Empirical findings consistently establish decision-focused gains:

Ramp cost reductions of 20–30% vs SLO in power systems under significant forecast error (Pervez et al., 13 Aug 2025).
DR-MAGHP yields up to 15.6% improvement over SP-MAGHP under distributional shifts, and >40% against deterministic baselines (Wu et al., 23 Sep 2025).
iCOIL improves success rates by 20–30 percentage points over pure IL, with only modest increase in average task time (Huang et al., 2023).
Optimization Networks produce sparser more accurate models, at the cost of compute, relative to standard OLS and elastic net (Kommenda et al., 2021).

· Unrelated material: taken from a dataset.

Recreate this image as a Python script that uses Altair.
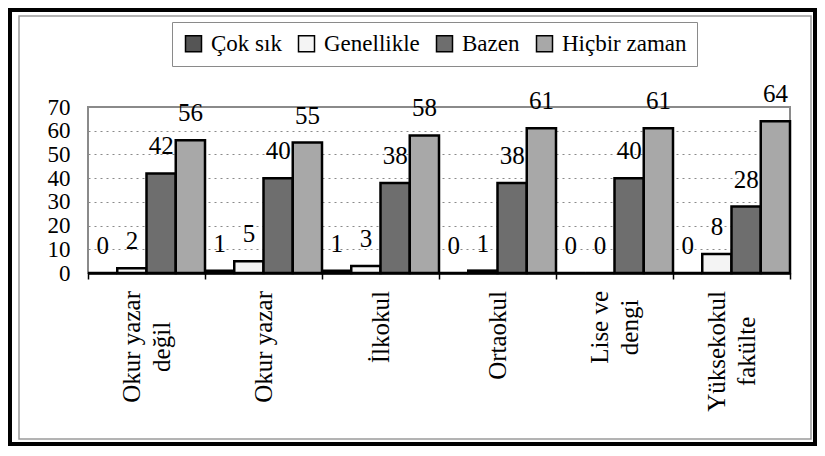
import altair as alt
import pandas as pd

# ---- data ----
category_lines = [["Okur yazar", "değil"], ["Okur yazar"], ["İlkokul"], ["Ortaokul"],
                  ["Lise ve", "dengi"], ["Yüksekokul", "fakülte"]]
series = ["Çok sık", "Genellikle", "Bazen", "Hiçbir zaman"]
cok_sik = [0, 1, 1, 0, 0, 0]
genellikle = [2, 5, 3, 1, 0, 8]
bazen = [42, 40, 38, 38, 40, 28]
hicbir = [56, 55, 58, 61, 61, 64]
y_ticks = [0, 10, 20, 30, 40, 50, 60, 70]
fills = ["#555555", "#f4f4f4", "#6e6e6e", "#a8a8a8"]

# Times-metric advance widths (em): used to anchor the centred, rotated
# category labels by their top end, as in the reference
ADV = {"O": .722, "k": .5, "u": .5, "r": .333, " ": .25, "y": .5, "a": .444, "z": .444,
       "İ": .333, "l": .278, "o": .5, "t": .278, "L": .611, "i": .278, "s": .389,
       "e": .444, "v": .5, "Y": .722, "ü": .5}
LABEL_SIZE = 25
LINE_H = 30
GAP = 18

categories = ["\n".join(lines) for lines in category_lines]

rows = []
for s, vals in zip(series, [cok_sik, genellikle, bazen, hicbir]):
    for c, v in zip(categories, vals):
        rows.append({"cat": c, "series": s, "value": v})
df = pd.DataFrame(rows)
cat_df = pd.DataFrame({"cat": categories})

FONT = "Liberation Serif"
W, H = 702, 166

x_enc = alt.X("cat:N", sort=categories,
              scale=alt.Scale(paddingInner=0, paddingOuter=0),
              axis=alt.Axis(title=None, labels=False,
                            domainColor="black", domainWidth=2.5,
                            tickColor="black", tickWidth=1.5, tickSize=6,
                            tickBand="extent", grid=False))
xo_enc = alt.XOffset("series:N", sort=series,
                     scale=alt.Scale(paddingInner=0, paddingOuter=0))
y_enc = alt.Y("value:Q", scale=alt.Scale(domain=[0, 70], nice=False),
              axis=alt.Axis(title=None, values=y_ticks, labelFont=FONT,
                            labelFontSize=23, labelColor="black", labelPadding=18,
                            labelOverlap=False, ticks=False, domain=False, grid=True,
                            gridColor="#8a8a8a", gridDash=[2, 4], gridWidth=1))

bars = alt.Chart(df).mark_bar(stroke="black", strokeWidth=2.5).encode(
    x=x_enc, xOffset=xo_enc, y=y_enc,
    fill=alt.Fill("series:N", sort=series,
                  scale=alt.Scale(domain=series, range=fills),
                  legend=alt.Legend(title=None, orient="none", legendX=84, legendY=-85,
                                    direction="horizontal", strokeColor="#8a8a8a",
                                    fillColor="white", padding=10,
                                    symbolType="square", symbolSize=256,
                                    symbolStrokeColor="black", symbolStrokeWidth=1.5,
                                    labelFont=FONT, labelFontSize=23, labelColor="black",
                                    labelOffset=6, columnPadding=13, labelLimit=300)),
)

values_text = alt.Chart(df).mark_text(dy=-19, baseline="alphabetic", font=FONT,
                                      fontSize=25, color="black").encode(
    x=x_enc, xOffset=xo_enc, y=y_enc, text="value:Q")

# category labels: rotated, lines centred on each other, block anchored at its top
cat_layers = []
for lines, c in zip(category_lines, categories):
    w1 = sum(ADV.get(ch, .5) for ch in lines[0]) * LABEL_SIZE
    shift = -(len(lines) - 1) * LINE_H / 2
    cat_layers.append(
        alt.Chart(cat_df).transform_filter(alt.FieldEqualPredicate(field="cat", equal=c))
        .mark_text(angle=270, align="center", baseline="middle", lineBreak="\n",
                   lineHeight=LINE_H, font=FONT, fontSize=LABEL_SIZE, color="black",
                   dx=-round(w1 / 2, 1), dy=shift)
        .encode(x=x_enc, y=alt.value(H + GAP), text="cat:N")
    )

frame_df = pd.DataFrame({"k": [0]})
inner_frame = alt.Chart(frame_df).mark_rect(filled=False, stroke="#9a9a9a",
                                            strokeWidth=1.5).encode(
    x=alt.value(-69), x2=alt.value(723), y=alt.value(-91), y2=alt.value(332))
outer_frame = alt.Chart(frame_df).mark_rect(filled=False, stroke="black",
                                            strokeWidth=4).encode(
    x=alt.value(-78), x2=alt.value(727), y=alt.value(-97), y2=alt.value(337))

chart = alt.layer(outer_frame, inner_frame, bars, values_text, *cat_layers).properties(
    width=W, height=H, padding=0, background="white"
).configure_view(
    stroke="#8a8a8a", strokeWidth=2
).configure_axis(
    labelFont=FONT
).configure_legend(
    labelFont=FONT
).configure_text(font=FONT)

chart.save("out.html", embed_options={"renderer": "svg", "actions": False})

7. Extensions and Ongoing Research Directions

Recent work has begun to address optimality conditions for stochastic bilevel ILO under general uncertainty, providing subgradient and stationarity formulas to facilitate algorithmic gradient-based solvers (Tao et al., 23 Jan 2026). Prospective areas include:

End-to-end training across deep learning and prescriptive layers for full pipeline decision optimization (Wu et al., 23 Sep 2025).
Adaptive selection of model architectures and topologies via meta-optimization (Kommenda et al., 2021).
Enhanced scenario compression and clustering for tractable robust optimization in high-dimensional settings (Wu et al., 23 Sep 2025).
Extension to dynamic or online settings with discrete switching between learned and optimization-based controls (Huang et al., 2023).
Integration of robust learning and optimization in contexts with nonconvex constraints, requiring new calmness and penalty formulations.

Overall, ILO paradigms represent a systematic response to the limitations of sequential learning–optimization pipelines, providing rigorously-motivated, context-aware, and application-driven solutions across domains including electricity markets, air traffic management, autonomous robotics, and ML-augmented decision systems.